───── SOURCE MATERIAL
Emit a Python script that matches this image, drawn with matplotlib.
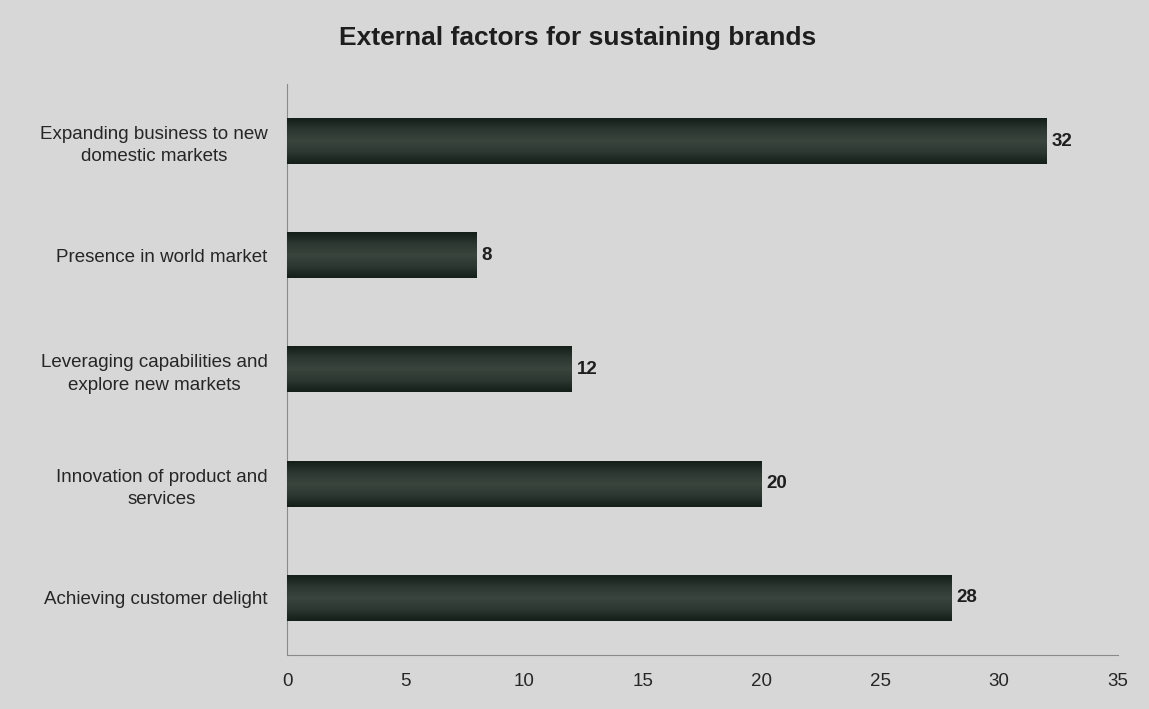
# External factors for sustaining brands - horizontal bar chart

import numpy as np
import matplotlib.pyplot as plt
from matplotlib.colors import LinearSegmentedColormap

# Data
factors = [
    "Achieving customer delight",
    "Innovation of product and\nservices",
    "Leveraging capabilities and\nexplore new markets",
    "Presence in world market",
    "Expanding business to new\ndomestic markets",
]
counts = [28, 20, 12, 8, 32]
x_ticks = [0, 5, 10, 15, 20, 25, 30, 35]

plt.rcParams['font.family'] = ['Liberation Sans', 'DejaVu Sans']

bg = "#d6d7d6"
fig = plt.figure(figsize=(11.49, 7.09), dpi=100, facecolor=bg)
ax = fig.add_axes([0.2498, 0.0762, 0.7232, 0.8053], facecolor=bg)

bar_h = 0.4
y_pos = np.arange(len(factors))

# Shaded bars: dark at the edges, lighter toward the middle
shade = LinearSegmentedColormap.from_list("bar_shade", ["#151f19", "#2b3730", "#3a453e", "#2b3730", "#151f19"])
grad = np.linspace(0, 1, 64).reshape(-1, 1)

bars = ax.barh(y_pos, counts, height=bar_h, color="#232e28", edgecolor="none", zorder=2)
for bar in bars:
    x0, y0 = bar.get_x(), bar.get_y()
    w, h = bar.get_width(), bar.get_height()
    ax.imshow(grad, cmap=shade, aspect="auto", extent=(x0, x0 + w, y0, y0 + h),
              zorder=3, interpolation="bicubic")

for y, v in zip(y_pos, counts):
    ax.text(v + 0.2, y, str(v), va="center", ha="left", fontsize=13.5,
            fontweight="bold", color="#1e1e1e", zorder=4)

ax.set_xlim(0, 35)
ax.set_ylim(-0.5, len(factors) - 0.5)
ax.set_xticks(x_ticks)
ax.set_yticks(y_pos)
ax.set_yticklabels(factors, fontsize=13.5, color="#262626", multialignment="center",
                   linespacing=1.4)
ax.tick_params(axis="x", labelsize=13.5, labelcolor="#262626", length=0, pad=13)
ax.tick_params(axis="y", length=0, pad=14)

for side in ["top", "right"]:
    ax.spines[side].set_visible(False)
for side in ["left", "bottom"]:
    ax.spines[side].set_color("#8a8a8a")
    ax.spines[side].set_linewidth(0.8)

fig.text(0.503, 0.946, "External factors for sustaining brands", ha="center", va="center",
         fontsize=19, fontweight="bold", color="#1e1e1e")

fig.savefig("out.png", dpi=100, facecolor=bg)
──────────
» **WRITTEN EXERCISE**:
Extract, word for word, each line from the top of the data down to and including the line with "from matplotlib.colors import"; skip the pictures.

» **RESULT FOR THIS TASK**:
Emit a Python script that matches this image, drawn with matplotlib.
# External factors for sustaining brands - horizontal bar chart

import numpy as np
import matplotlib.pyplot as plt
from matplotlib.colors import LinearSegmentedColormap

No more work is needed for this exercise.